Salvador Dalí reigns supreme in Europe, The Art Newspaper’s annual survey confirms
By Javier Pes and Emily Sharpe. Web only
Published online: 24 March 2014
“Western Zhou Dynasty” at Taipei’s National Palace Museum
Dutch Old Masters from the Mauritshuis, the Hague, on the Tokyo leg of a world tour topped our annual international survey of exhibitions in 2012. In The Art Newsaper‘s 2013 survey, the top two paying shows were again in Asia but of a very different character and both were in Taiwan.
In the National Palace Museum in Taipei loans of ancient gold, jade and bronze artefacts from mainland China alongside works from the collection pulled in the crowds (10,946 a day) for its “Western Zhou Dynasty” show. Paintings from the Lingnan school of the 19th and 20th century, also including cross-strait loans, attracted almost as many visitors (10,711 a day) to the same institution in Taiwan.
The Spanish surrealist Salvador Dalí was a hit in Paris and Madrid, providing Europe’s top two paying exhibitions (fourth and fifth overall). In the French capital, “Dalí” broke the Centre Pompidou’s daily attendance record. Last year, 7,364 people a day went to see the Spanish artist’s work (790,000 in total). In Madrid, “Dalí” also saw queues snaking outside the Museo Nacional Centro de Arte Reina Sofía. But the show’s 6,615 visitors a day did not quite beat the institution’s record, which was set by the Picassos lent by the Musée Picasso, Paris, in 2008.

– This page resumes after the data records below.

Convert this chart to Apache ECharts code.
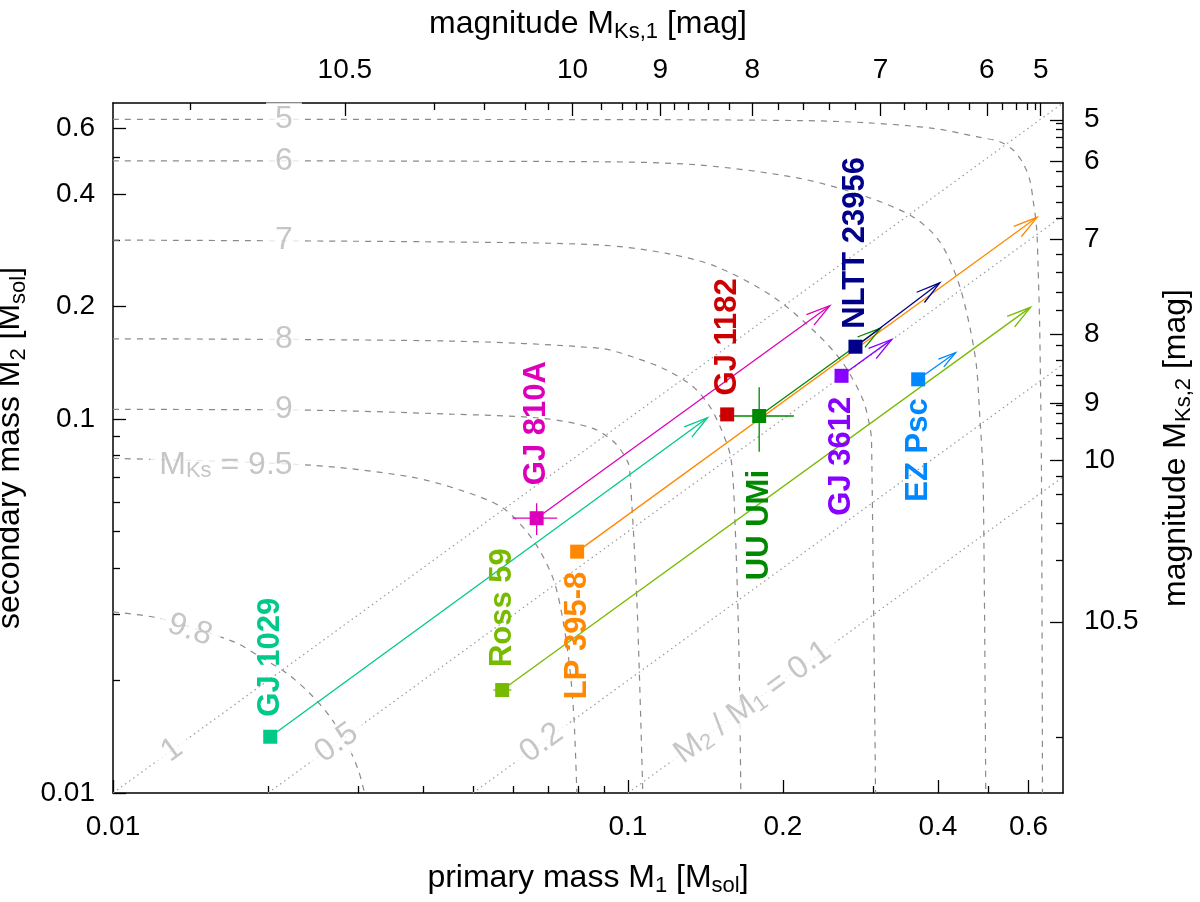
<!DOCTYPE html>
<html>
<head>
<meta charset="utf-8">
<title>Binary masses</title>
<script src="https://cdn.jsdelivr.net/npm/echarts@6.0.0/dist/echarts.min.js"></script>
<style>
  html, body { margin: 0; padding: 0; background: #fff; }
  #chart { width: 1200px; height: 902px; }
</style>
</head>
<body>
<div id="chart"></div>
<script>
const lg = Math.log10;
const fontFamily = '"Liberation Sans", Arial, Helvetica, sans-serif';

// axis range and ticks (solar masses)
const massMin = 0.01;
const massMax = 0.7;
const massTickValues = [0.01, 0.1, 0.2, 0.4, 0.6];
const massTickLabels = ['0.01', '0.1', '0.2', '0.4', '0.6'];
const massMinorTicks = [0.02, 0.03, 0.04, 0.05, 0.06, 0.07, 0.08, 0.09, 0.3, 0.5];

// magnitude ticks, placed at the mass they belong to
const magTickLabels = ['10.5', '10', '9', '8', '7', '6', '5'];
const magTickMassTop = [0.0282, 0.0781, 0.1156, 0.1745, 0.3097, 0.4979, 0.6337];
const magTickMassRight = [0.0287, 0.0774, 0.1105, 0.1687, 0.3033, 0.4891, 0.6314];
const magMinorTickMass = [0.01411, 0.04201, 0.05254, 0.0631, 0.0701, 0.0889, 0.0973, 0.1037, 0.1090,
  0.1230, 0.1310, 0.1434, 0.1575, 0.1955, 0.2189, 0.2462, 0.2765, 0.3441, 0.3795, 0.4198, 0.4595,
  0.5346, 0.5678, 0.5967, 0.6178];

// lines of constant combined magnitude [M1, M2]
const contourMk5 = [[0.01, 0.6328], [0.0882, 0.6321], [0.2158, 0.6282], [0.2907, 0.6198], [0.3915, 0.5989],
  [0.4755, 0.5688], [0.5277, 0.5515], [0.5602, 0.524], [0.5857, 0.4828], [0.6035, 0.4355], [0.6124, 0.385],
  [0.6218, 0.3268], [0.6262, 0.2554], [0.631, 0.1698], [0.6358, 0.0701], [0.6386, 0.01]];
const contourMk6 = [[0.01, 0.4904], [0.0882, 0.4875], [0.1379, 0.4777], [0.2158, 0.4401], [0.2907, 0.393],
  [0.3528, 0.3512], [0.3915, 0.3137], [0.4158, 0.2773], [0.4413, 0.2258], [0.4614, 0.1765], [0.4755, 0.138],
  [0.4825, 0.1014], [0.4897, 0.0701], [0.4955, 0.01]];
const contourMk7 = [[0.01, 0.301], [0.0451, 0.2975], [0.0882, 0.292], [0.1189, 0.2773], [0.1487, 0.2554],
  [0.1915, 0.2123], [0.2325, 0.1695], [0.2619, 0.1409], [0.2863, 0.1124], [0.2951, 0.0954], [0.2973, 0.0879],
  [0.3027, 0.01]];
const contourMk8 = [[0.01, 0.1639], [0.0451, 0.1616], [0.0882, 0.1546], [0.1023, 0.1465], [0.1189, 0.1352],
  [0.1339, 0.122], [0.1443, 0.1079], [0.152, 0.0935], [0.1585, 0.0787], [0.1614, 0.0537], [0.1643, 0.0241],
  [0.1657, 0.01]];
const contourMk9 = [[0.01, 0.1061], [0.02307, 0.1057], [0.0451, 0.1031], [0.0684, 0.1004], [0.0855, 0.0944],
  [0.0944, 0.0863], [0.1, 0.0767], [0.1009, 0.0717], [0.1041, 0.0328], [0.1069, 0.01]];
const contourMk95 = [[0.01, 0.0785], [0.0241, 0.0753], [0.0377, 0.0701], [0.0472, 0.0646], [0.0572, 0.0578],
  [0.0654, 0.0475], [0.0715, 0.0376], [0.0748, 0.029], [0.0772, 0.0213], [0.0786, 0.0157], [0.0796, 0.01]];
const contourMk98 = [[0.01, 0.0305], [0.01234, 0.0293], [0.01713, 0.0254], [0.01929, 0.02315], [0.02175, 0.0209],
  [0.0241, 0.01848], [0.02639, 0.016], [0.02843, 0.01358], [0.02995, 0.01152], [0.0308, 0.01]];

const contourLabelText = ['5', '6', '7', '8', '9', 'M{s|Ks} = 9.5', '9.8'];
const contourLabelM1 = [0.02148, 0.02148, 0.02148, 0.02148, 0.02148, 0.01657, 0.01411];
const contourLabelM2 = [0.6328, 0.4904, 0.301, 0.1639, 0.1061, 0.0753, 0.02729];

// lines of constant mass ratio M2/M1
const ratioValues = [1, 0.5, 0.2, 0.1];
const ratioLabelText = ['1', '0.5', '0.2', 'M{s|2} / M{s|1} = 0.1'];
const ratioLabelM1 = [0.01302, 0.02719, 0.068, 0.1748];
const ratioLabelM2 = [0.01302, 0.0136, 0.0136, 0.01748];

// binaries
const starNames = ['GJ 1029', 'Ross 59', 'LP 395-8', 'GJ 810A', 'GJ 1182', 'UU UMi', 'NLTT 23956', 'GJ 3612', 'EZ Psc'];
const primaryMass = [0.0202, 0.057, 0.0797, 0.0665, 0.1559, 0.1799, 0.2767, 0.26, 0.3663];
const secondaryMass = [0.01414, 0.01885, 0.0442, 0.0543, 0.1029, 0.1019, 0.1561, 0.1305, 0.1277];
const arrowEndM1 = [0.1428, 0.6053, 0.6233, 0.2467, null, 0.3099, 0.4035, 0.3255, 0.4329];
const arrowEndM2 = [0.1008, 0.1989, 0.3462, 0.2009, null, 0.1751, 0.2314, 0.1633, 0.1504];
const errM1Low = [null, 0.0548, null, 0.0597, null, 0.1504, null, null, null];
const errM1High = [null, 0.0594, null, 0.0729, null, 0.2101, null, null, null];
const errM2Low = [null, null, null, 0.049, null, 0.0818, null, null, null];
const errM2High = [null, null, null, 0.0595, null, 0.1216, null, null, null];

// styling per binary
const starColors = ['#00c98a', '#77bb00', '#ff8800', '#dd00bb', '#cc0000', '#008800', '#000088', '#8800ff', '#0088ff'];
const labelSide = ['top', 'top', 'bottom', 'top', 'top', 'bottom', 'top', 'bottom', 'bottom'];
const labelGap = [13, 16, 13, 26, 12, 47, 11, 14, 12];

const contourCurves = [contourMk5, contourMk6, contourMk7, contourMk8, contourMk9, contourMk95, contourMk98];
const contourLabelAngle = [0, 0, 0, 0, 0, 0, -18];
const grey = '#b8b8b8';
const subRich = (size, color) => ({ s: { fontSize: size, lineHeight: 16, verticalAlign: 'bottom', color, fontFamily } });

const axisRange = { min: lg(massMin), max: lg(massMax) };

function pickLabel(masses, labels) {
  return function (v) {
    for (let i = 0; i < masses.length; i++) {
      if (Math.abs(lg(masses[i]) - v) < 1e-6) return labels[i];
    }
    return '';
  };
}

function majorTicks(masses, labels, margin) {
  const values = masses.map(lg);
  return {
    axisLine: { show: true, onZero: false, lineStyle: { color: '#000', width: 1.5 } },
    axisTick: { show: true, inside: true, length: 13, customValues: values, lineStyle: { color: '#000', width: 1.3 } },
    axisLabel: { show: true, customValues: values, formatter: pickLabel(masses, labels), margin, fontSize: 28, color: '#000', fontFamily },
    splitLine: { show: false }
  };
}

function minorTicks(masses) {
  return {
    axisLine: { show: false },
    axisTick: { show: true, inside: true, length: 7, customValues: masses.map(lg), lineStyle: { color: '#000', width: 1.3 } },
    axisLabel: { show: false },
    splitLine: { show: false }
  };
}

const nameStyle = { fontSize: 32, lineHeight: 38, color: '#000', fontFamily, rich: subRich(22, '#000') };

function segment(params, api, withHead) {
  const p0 = api.coord([api.value(0), api.value(1)]);
  const p1 = api.coord([api.value(2), api.value(3)]);
  const color = starColors[api.value(4)];
  const children = [{
    type: 'line',
    shape: { x1: p0[0], y1: p0[1], x2: p1[0], y2: p1[1] },
    style: { stroke: color, lineWidth: 1.3 }
  }];
  if (withHead) {
    const ang = Math.atan2(p1[1] - p0[1], p1[0] - p0[0]);
    const len = Math.hypot(p1[0] - p0[0], p1[1] - p0[1]);
    const head = Math.min(25, len * 0.4);
    const spread = 0.26;
    const b1 = [p1[0] - head * Math.cos(ang - spread), p1[1] - head * Math.sin(ang - spread)];
    const b2 = [p1[0] - head * Math.cos(ang + spread), p1[1] - head * Math.sin(ang + spread)];
    children.push({ type: 'polyline', shape: { points: [b1, p1, b2] }, style: { stroke: color, fill: null, lineWidth: 1.3 } });
  }
  return { type: 'group', children };
}

const arrowData = [];
const errorData = [];
starNames.forEach((n, i) => {
  if (arrowEndM1[i] != null) {
    arrowData.push([lg(primaryMass[i]), lg(secondaryMass[i]), lg(arrowEndM1[i]), lg(arrowEndM2[i]), i]);
  }
  if (errM1Low[i] != null) {
    errorData.push([lg(errM1Low[i]), lg(secondaryMass[i]), lg(errM1High[i]), lg(secondaryMass[i]), i]);
  }
  if (errM2Low[i] != null) {
    errorData.push([lg(primaryMass[i]), lg(errM2Low[i]), lg(primaryMass[i]), lg(errM2High[i]), i]);
  }
});

const series = [];

contourCurves.forEach(curve => {
  series.push({
    type: 'line', xAxisIndex: 0, yAxisIndex: 0, z: 1, silent: true,
    data: curve.map(p => [lg(p[0]), lg(p[1])]),
    showSymbol: false, symbol: 'none', smooth: 0.3,
    lineStyle: { color: '#8a8a8a', width: 1.2, type: [6, 6] }
  });
});

ratioValues.forEach(q => {
  series.push({
    type: 'line', xAxisIndex: 0, yAxisIndex: 0, z: 1, silent: true,
    data: [[lg(massMin / q), lg(massMin)], [lg(massMax), lg(massMax * q)]],
    showSymbol: false, symbol: 'none',
    lineStyle: { color: '#9a9a9a', width: 1.2, type: [1.5, 3.5] }
  });
});

series.push({
  type: 'scatter', xAxisIndex: 0, yAxisIndex: 0, z: 6, silent: true,
  symbolSize: 1, itemStyle: { color: 'rgba(0,0,0,0)' },
  data: contourLabelText.map((t, i) => ({
    value: [lg(contourLabelM1[i]), lg(contourLabelM2[i])],
    label: { formatter: t, rotate: contourLabelAngle[i] }
  })).concat(ratioLabelText.map((t, i) => ({
    value: [lg(ratioLabelM1[i]), lg(ratioLabelM2[i])],
    label: { formatter: t, rotate: 36 }
  }))),
  label: {
    show: true, position: 'inside', color: grey, fontSize: 32, lineHeight: 34, fontFamily,
    backgroundColor: '#fff', padding: [0, 9], rich: subRich(22, grey)
  }
});

series.push({
  type: 'custom', xAxisIndex: 0, yAxisIndex: 0, z: 3, silent: true,
  encode: { x: [0, 2], y: [1, 3] },
  renderItem: (params, api) => segment(params, api, true),
  data: arrowData
});

series.push({
  type: 'custom', xAxisIndex: 0, yAxisIndex: 0, z: 4, silent: true,
  encode: { x: [0, 2], y: [1, 3] },
  renderItem: (params, api) => segment(params, api, false),
  data: errorData
});

series.push({
  type: 'scatter', xAxisIndex: 0, yAxisIndex: 0, z: 5, silent: true,
  symbol: 'rect', symbolSize: 14,
  data: starNames.map((n, i) => ({
    name: n,
    value: [lg(primaryMass[i]), lg(secondaryMass[i])],
    itemStyle: { color: starColors[i], opacity: 1 },
    label: {
      show: true, formatter: '{b}', rotate: 90,
      position: labelSide[i], distance: labelGap[i],
      align: labelSide[i] === 'top' ? 'left' : 'right', verticalAlign: 'middle',
      color: starColors[i], opacity: 1, fontSize: 31, fontWeight: 'bold', fontFamily
    }
  }))
});

const chart = echarts.init(document.getElementById('chart'), null, { renderer: 'canvas' });
chart.setOption({
  animation: false,
  backgroundColor: '#fff',
  textStyle: { fontFamily },
  grid: [
    { left: 113, right: 137, top: 103, bottom: 109, outerBoundsMode: 'none' },
    { left: 113, right: 137, top: 103, bottom: 109, outerBoundsMode: 'none' }
  ],
  xAxis: [
    Object.assign({ type: 'value', gridIndex: 0, position: 'bottom', ...axisRange,
      name: 'primary mass M{s|1} [M{s|sol}]', nameLocation: 'middle', nameGap: 66, nameTextStyle: nameStyle },
      majorTicks(massTickValues, massTickLabels, 20)),
    Object.assign({ type: 'value', gridIndex: 0, position: 'top', ...axisRange,
      name: 'magnitude M{s|Ks,1} [mag]', nameLocation: 'middle', nameGap: 60, nameTextStyle: nameStyle },
      majorTicks(magTickMassTop, magTickLabels, 19)),
    Object.assign({ type: 'value', gridIndex: 1, position: 'bottom', ...axisRange }, minorTicks(massMinorTicks)),
    Object.assign({ type: 'value', gridIndex: 1, position: 'top', ...axisRange }, minorTicks(magMinorTickMass))
  ],
  yAxis: [
    Object.assign({ type: 'value', gridIndex: 0, position: 'left', ...axisRange,
      name: 'secondary mass M{s|2} [M{s|sol}]', nameLocation: 'middle', nameGap: 64, nameRotate: 90, nameTextStyle: nameStyle },
      majorTicks(massTickValues, massTickLabels, 18)),
    Object.assign({ type: 'value', gridIndex: 0, position: 'right', ...axisRange,
      name: 'magnitude M{s|Ks,2} [mag]', nameLocation: 'middle', nameGap: 94, nameRotate: 90, nameTextStyle: nameStyle },
      majorTicks(magTickMassRight, magTickLabels, 21)),
    Object.assign({ type: 'value', gridIndex: 1, position: 'left', ...axisRange }, minorTicks(massMinorTicks)),
    Object.assign({ type: 'value', gridIndex: 1, position: 'right', ...axisRange }, minorTicks(magMinorTickMass))
  ],
  series
});
window.addEventListener('resize', () => chart.resize());
</script>
</body>
</html>
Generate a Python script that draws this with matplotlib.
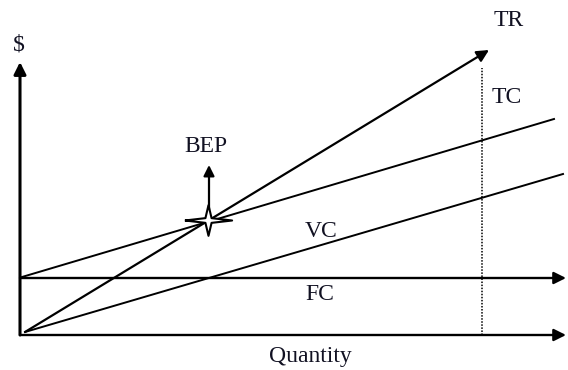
import numpy as np
import matplotlib
matplotlib.use("Agg")
import matplotlib.pyplot as plt
from matplotlib.path import Path

# values (quantity, dollars)
fixed_cost = 57
tc_q = [2, 534]
tc_v = [58, 216]
vc_q = [5, 543]
vc_v = [3, 161]
tr_q = [5, 469]
tr_v = [3, 285]
bep = (188, 115)
q_max = 462          # dotted capacity line
axis_x_end = 546
axis_y_end = 273

labels = {"TR": (489, 309), "TC": (487, 232), "VC": (301, 98),
          "FC": (300, 35), "BEP": (186, 183), "$": (-1, 285),
          "Quantity": (290, -27)}

plt.rcParams["font.family"] = ["Liberation Serif", "DejaVu Serif"]

fig = plt.figure(figsize=(5.68, 3.70), dpi=100)
ax = fig.add_axes([0, 0, 1, 1])
ax.set_xlim(-20, 548)
ax.set_ylim(-35, 335)
ax.axis("off")

arrow = dict(arrowstyle="-|>", color="black", lw=1.7, mutation_scale=18,
             shrinkA=0, shrinkB=0)

# axes
ax.annotate("", xy=(0, axis_y_end), xytext=(0, 0), arrowprops=dict(arrow, lw=2.2))
ax.annotate("", xy=(axis_x_end, 0), xytext=(0, 0), arrowprops=arrow)
# fixed cost
ax.annotate("", xy=(axis_x_end, fixed_cost), xytext=(0, fixed_cost), arrowprops=arrow)

# cost lines
ax.plot(tc_q, tc_v, color="black", lw=1.4)
ax.plot(vc_q, vc_v, color="black", lw=1.4)
# revenue line
ax.annotate("", xy=(tr_q[1], tr_v[1]), xytext=(tr_q[0], tr_v[0]),
            arrowprops=dict(arrow, lw=1.6))

# capacity
ax.plot([q_max, q_max], [0, 267], color="black", lw=1.1, linestyle=(0, (1, 1)))

# BEP arrow and star
ax.annotate("", xy=(bep[0] + 1, bep[1] + 55), xytext=(bep[0] + 1, bep[1] + 10),
            arrowprops=dict(arrow, lw=1.6, mutation_scale=16))
star = Path([(-1, 0), (-0.13, 0.1), (0, 0.65), (0.13, 0.1), (1, 0),
             (0.13, -0.1), (0, -0.65), (-0.13, -0.1), (-1, 0)])
ax.plot([bep[0]], [bep[1]], marker=star, markersize=34, color="white",
        markeredgecolor="black", markeredgewidth=1.5, zorder=5)

for txt, (x, y) in labels.items():
    ax.text(x, y, txt, fontsize=17, color="#111122", ha="center", va="baseline")

fig.savefig("out.png", dpi=100)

For the best attended free exhibitions, Rio de Janeiro’s Centro Cultural Banco do Brasil comes top of our survey as it has in recent years. Its most popular show “Impressionism: Paris and Modernity”, featuring loans from the Musée d’Orsay, Paris, drew 8,099 visitors a day, coming third overall. The artists in the Rio cultural centre’s next most popular show are unknown and from China, the so-called “peasant da Vincis” brought to the world’s attention by international star Chinese artist Cai Guo-Qiang. The outsider art attracted 6,409 visitors a day (sixth spot overall).
Museum attendance 2013
The Louvre has topped our list of best-attended art museums since we began surveying overall attendance six years ago. Even with around 500,000 fewer visitors last year (after a record-breaking 2012), the Louvre retains its pole position with an annual attendance of 9.3 million. The British Museum and the Metropolitan Museum of Art swopped places in 2013. The free London institution saw its attendance rise to 6.7 million putting it into second place. The Met in New York (voluntary admission $25), saw attendance its rise to 6.2 million, and came third.
The National Gallery, London, had a bumper year with six million visitors without a blockbuster show, putting it sixth overall, up one place from 2012. The Tate Modern, despite a retrospective of works by Lichtenstein, saw its visitor numbers fall to 4.8 million from 5.3 million in 2012, when it came fourth overall. In 2013 it fills the sixth spot.
In Madrid, the Prado had a disappointing year, falling from 3.1 million to 2.3 million, despite Monday openings (18th overall). But the sun shone on the nearby Reina Sofía, boosted by “Dalí”, its attendance rose to 3.2 million putting it into 12th place overall (up from 16th with 2.5 million visitors in 2012).
The Detroit Institute of Arts, which is continues the good fight against the forced sale of works in its collection, just missed the top 100 in our survey, coming 102nd. It total attendance last year was 594,000, a big jump since 2011 when 429,000 people went.